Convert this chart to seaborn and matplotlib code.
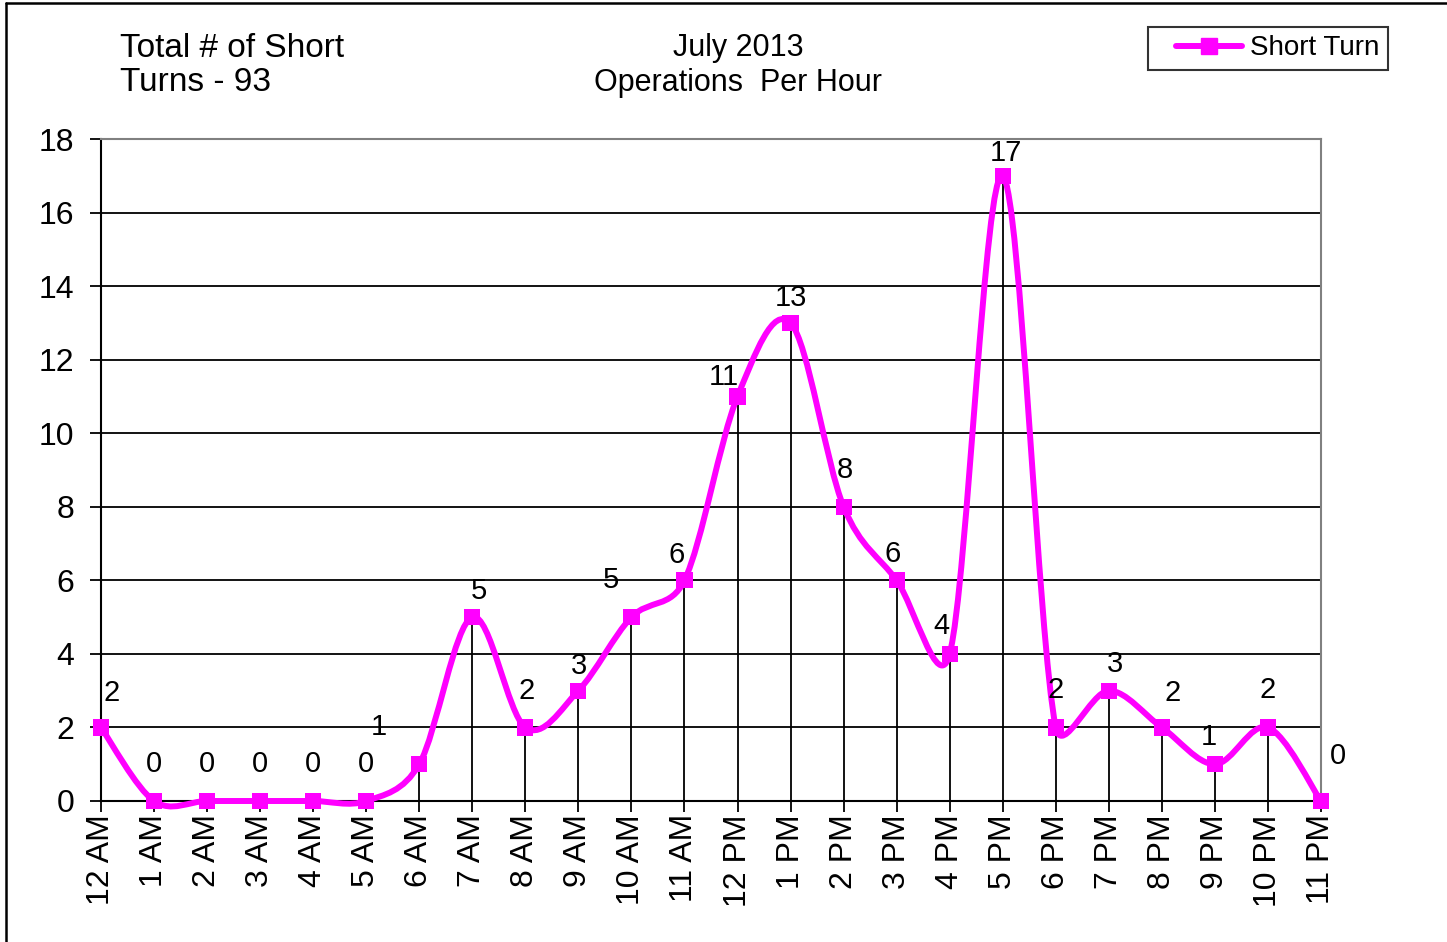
import numpy as np
import matplotlib
matplotlib.use("Agg")
import matplotlib.pyplot as plt
from matplotlib.path import Path
from matplotlib.patches import PathPatch
from matplotlib.lines import Line2D
from matplotlib.legend_handler import HandlerLine2D
import seaborn as sns

# Data
hour_labels = ["12 AM", "1 AM", "2 AM", "3 AM", "4 AM", "5 AM", "6 AM", "7 AM",
               "8 AM", "9 AM", "10 AM", "11 AM", "12 PM", "1 PM", "2 PM", "3 PM",
               "4 PM", "5 PM", "6 PM", "7 PM", "8 PM", "9 PM", "10 PM", "11 PM"]
short_turns = [2, 0, 0, 0, 0, 0, 1, 5, 2, 3, 5, 6, 11, 13, 8, 6, 4, 17, 2, 3, 2, 1, 2, 0]
series_name = "Short Turn"
title_left = "Total # of Short\nTurns - 93"
title_center = "July 2013\nOperations  Per Hour"

# label nudges in pixels (dx, dy up), mimicking Excel's placement
label_nudge = [(11, 34), (0, 37), (0, 37), (0, 37), (0, 37), (0, 37), (-40, 37),
               (7, 26), (1, 36), (1, 25), (-21, 37), (-8, 25), (-14, 19), (0, 25),
               (1, 37), (-4, 26), (-8, 28), (3, 23), (0, 37), (6, 27), (11, 34),
               (-6, 27), (0, 37), (17, 45)]

MAGENTA = "#FF00FF"

sns.set_theme(style="white")
plt.rcParams["font.family"] = ["Liberation Sans", "DejaVu Sans"]
plt.rcParams["text.color"] = "black"
plt.rcParams["xtick.labelcolor"] = "black"
plt.rcParams["ytick.labelcolor"] = "black"

W, H = 1447, 942
fig = plt.figure(figsize=(W / 100, H / 100), dpi=100)
ax = fig.add_axes([101 / W, 1 - 801 / H, 1220 / W, 662 / H])

x = np.arange(len(short_turns))
y = np.array(short_turns, dtype=float)

# pixel size of one data unit, so the smoothing is done in screen space like Excel
SX, SY = 1220 / 23, 662 / 18


def smooth_path(xs, ys):
    # Excel-style smoothed line: Catmull-Rom Bezier (1/6 arms), each arm
    # capped at half the length of its segment
    pts = np.column_stack([xs * SX, ys * SY])
    n = len(pts)
    verts = [pts[0]]
    codes = [Path.MOVETO]
    for i in range(n - 1):
        p0 = pts[i - 1] if i > 0 else pts[i]
        p1 = pts[i]
        p2 = pts[i + 1]
        p3 = pts[i + 2] if i + 2 < n else pts[i + 1]
        d12 = np.hypot(*(p2 - p1))
        d02 = np.hypot(*(p2 - p0))
        d13 = np.hypot(*(p3 - p1))
        f1 = min(1 / 6, d12 / (2 * d02)) if d02 > 0 else 0
        f2 = min(1 / 6, d12 / (2 * d13)) if d13 > 0 else 0
        c1 = p1 + (p2 - p0) * f1
        c2 = p2 - (p3 - p1) * f2
        verts += [c1, c2, p2]
        codes += [Path.CURVE4] * 3
    verts = np.array(verts) / np.array([SX, SY])
    return Path(verts, codes)


# drop lines
ax.vlines(x, 0, y, color="black", lw=1.3, zorder=2)

# smoothed series
patch = PathPatch(smooth_path(x, y), facecolor="none", edgecolor=MAGENTA,
                  lw=4.3, zorder=4, clip_on=False, capstyle="round", joinstyle="round")
ax.add_patch(patch)

sns.scatterplot(x=x, y=y, marker="s", s=135, color=MAGENTA, edgecolor="none",
                linewidth=0, zorder=5, clip_on=False, ax=ax, legend=False)

# data labels
for xi, yi, (dx, dy) in zip(x, short_turns, label_nudge):
    ax.annotate(str(yi), (xi, yi), xytext=(dx, dy), textcoords="offset pixels",
                ha="center", va="center", fontsize=21, color="black", zorder=6)

ax.set_xlim(0, 23)
ax.set_ylim(0, 18)
ax.set_yticks(range(0, 19, 2))
ax.set_xticks(x)
ax.set_xticklabels(hour_labels, rotation=90, fontsize=23)
ax.tick_params(axis="y", labelsize=23, length=8, width=1.3, color="black",
               direction="out", left=True, pad=11)
ax.tick_params(axis="x", length=8, width=1.3, color="black", direction="out",
               bottom=True, pad=1.5)
ax.set_xlabel("")
ax.set_ylabel("")

ax.yaxis.grid(True, color="black", lw=1.3)
ax.xaxis.grid(False)
ax.get_ygridlines()[-1].set_visible(False)
ax.set_axisbelow(True)

for side in ["top", "right"]:
    ax.spines[side].set_color("#808080")
    ax.spines[side].set_linewidth(1.5)
for side in ["left", "bottom"]:
    ax.spines[side].set_color("black")
    ax.spines[side].set_linewidth(1.5)

# titles
fig.text(120 / W, 1 - 33 / H, title_left, ha="left", va="top", fontsize=24,
         linespacing=1.12)
fig.text(738 / W, 1 - 33 / H, title_center, ha="center", va="top", fontsize=22,
         linespacing=1.22, multialignment="center")

# legend
handle = Line2D([], [], color=MAGENTA, lw=4.3, marker="s", markersize=11)
leg = fig.legend([handle], [series_name], loc="upper right",
                 bbox_to_anchor=(1388 / W, 1 - 27 / H), borderaxespad=0,
                 fontsize=20, frameon=True, fancybox=False, handlelength=3.1,
                 handletextpad=0.3, borderpad=0.3,
                 handler_map={Line2D: HandlerLine2D(xpad=0.72)})
leg.get_frame().set_edgecolor("black")
leg.get_frame().set_linewidth(1.5)

# outer chart border (left and top edges visible)
fig.add_artist(Line2D([6 / W, 6 / W], [0, 1 - 3 / H], transform=fig.transFigure,
                      color="black", lw=1.8))
fig.add_artist(Line2D([6 / W, 1], [1 - 3 / H, 1 - 3 / H], transform=fig.transFigure,
                      color="black", lw=1.8))

fig.savefig("out.png", dpi=100)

════════════════════

All of the material above needs to be restated exactly, with no pictures.

Task output
Convert this chart to seaborn and matplotlib code.
import numpy as np
import matplotlib
matplotlib.use("Agg")
import matplotlib.pyplot as plt
from matplotlib.path import Path
from matplotlib.patches import PathPatch
from matplotlib.lines import Line2D
from matplotlib.legend_handler import HandlerLine2D
import seaborn as sns

# Data
hour_labels = ["12 AM", "1 AM", "2 AM", "3 AM", "4 AM", "5 AM", "6 AM", "7 AM",
               "8 AM", "9 AM", "10 AM", "11 AM", "12 PM", "1 PM", "2 PM", "3 PM",
               "4 PM", "5 PM", "6 PM", "7 PM", "8 PM", "9 PM", "10 PM", "11 PM"]
short_turns = [2, 0, 0, 0, 0, 0, 1, 5, 2, 3, 5, 6, 11, 13, 8, 6, 4, 17, 2, 3, 2, 1, 2, 0]
series_name = "Short Turn"
title_left = "Total # of Short\nTurns - 93"
title_center = "July 2013\nOperations  Per Hour"

# label nudges in pixels (dx, dy up), mimicking Excel's placement
label_nudge = [(11, 34), (0, 37), (0, 37), (0, 37), (0, 37), (0, 37), (-40, 37),
               (7, 26), (1, 36), (1, 25), (-21, 37), (-8, 25), (-14, 19), (0, 25),
               (1, 37), (-4, 26), (-8, 28), (3, 23), (0, 37), (6, 27), (11, 34),
               (-6, 27), (0, 37), (17, 45)]

MAGENTA = "#FF00FF"

sns.set_theme(style="white")
plt.rcParams["font.family"] = ["Liberation Sans", "DejaVu Sans"]
plt.rcParams["text.color"] = "black"
plt.rcParams["xtick.labelcolor"] = "black"
plt.rcParams["ytick.labelcolor"] = "black"

W, H = 1447, 942
fig = plt.figure(figsize=(W / 100, H / 100), dpi=100)
ax = fig.add_axes([101 / W, 1 - 801 / H, 1220 / W, 662 / H])

x = np.arange(len(short_turns))
y = np.array(short_turns, dtype=float)

# pixel size of one data unit, so the smoothing is done in screen space like Excel
SX, SY = 1220 / 23, 662 / 18


def smooth_path(xs, ys):
    # Excel-style smoothed line: Catmull-Rom Bezier (1/6 arms), each arm
    # capped at half the length of its segment
    pts = np.column_stack([xs * SX, ys * SY])
    n = len(pts)
    verts = [pts[0]]
    codes = [Path.MOVETO]
    for i in range(n - 1):
        p0 = pts[i - 1] if i > 0 else pts[i]
        p1 = pts[i]
        p2 = pts[i + 1]
        p3 = pts[i + 2] if i + 2 < n else pts[i + 1]
        d12 = np.hypot(*(p2 - p1))
        d02 = np.hypot(*(p2 - p0))
        d13 = np.hypot(*(p3 - p1))
        f1 = min(1 / 6, d12 / (2 * d02)) if d02 > 0 else 0
        f2 = min(1 / 6, d12 / (2 * d13)) if d13 > 0 else 0
        c1 = p1 + (p2 - p0) * f1
        c2 = p2 - (p3 - p1) * f2
        verts += [c1, c2, p2]
        codes += [Path.CURVE4] * 3
    verts = np.array(verts) / np.array([SX, SY])
    return Path(verts, codes)


# drop lines
ax.vlines(x, 0, y, color="black", lw=1.3, zorder=2)

# smoothed series
patch = PathPatch(smooth_path(x, y), facecolor="none", edgecolor=MAGENTA,
                  lw=4.3, zorder=4, clip_on=False, capstyle="round", joinstyle="round")
ax.add_patch(patch)

sns.scatterplot(x=x, y=y, marker="s", s=135, color=MAGENTA, edgecolor="none",
                linewidth=0, zorder=5, clip_on=False, ax=ax, legend=False)

# data labels
for xi, yi, (dx, dy) in zip(x, short_turns, label_nudge):
    ax.annotate(str(yi), (xi, yi), xytext=(dx, dy), textcoords="offset pixels",
                ha="center", va="center", fontsize=21, color="black", zorder=6)

ax.set_xlim(0, 23)
ax.set_ylim(0, 18)
ax.set_yticks(range(0, 19, 2))
ax.set_xticks(x)
ax.set_xticklabels(hour_labels, rotation=90, fontsize=23)
ax.tick_params(axis="y", labelsize=23, length=8, width=1.3, color="black",
               direction="out", left=True, pad=11)
ax.tick_params(axis="x", length=8, width=1.3, color="black", direction="out",
               bottom=True, pad=1.5)
ax.set_xlabel("")
ax.set_ylabel("")

ax.yaxis.grid(True, color="black", lw=1.3)
ax.xaxis.grid(False)
ax.get_ygridlines()[-1].set_visible(False)
ax.set_axisbelow(True)

for side in ["top", "right"]:
    ax.spines[side].set_color("#808080")
    ax.spines[side].set_linewidth(1.5)
for side in ["left", "bottom"]:
    ax.spines[side].set_color("black")
    ax.spines[side].set_linewidth(1.5)

# titles
fig.text(120 / W, 1 - 33 / H, title_left, ha="left", va="top", fontsize=24,
         linespacing=1.12)
fig.text(738 / W, 1 - 33 / H, title_center, ha="center", va="top", fontsize=22,
         linespacing=1.22, multialignment="center")

# legend
handle = Line2D([], [], color=MAGENTA, lw=4.3, marker="s", markersize=11)
leg = fig.legend([handle], [series_name], loc="upper right",
                 bbox_to_anchor=(1388 / W, 1 - 27 / H), borderaxespad=0,
                 fontsize=20, frameon=True, fancybox=False, handlelength=3.1,
                 handletextpad=0.3, borderpad=0.3,
                 handler_map={Line2D: HandlerLine2D(xpad=0.72)})
leg.get_frame().set_edgecolor("black")
leg.get_frame().set_linewidth(1.5)

# outer chart border (left and top edges visible)
fig.add_artist(Line2D([6 / W, 6 / W], [0, 1 - 3 / H], transform=fig.transFigure,
                      color="black", lw=1.8))
fig.add_artist(Line2D([6 / W, 1], [1 - 3 / H, 1 - 3 / H], transform=fig.transFigure,
                      color="black", lw=1.8))

fig.savefig("out.png", dpi=100)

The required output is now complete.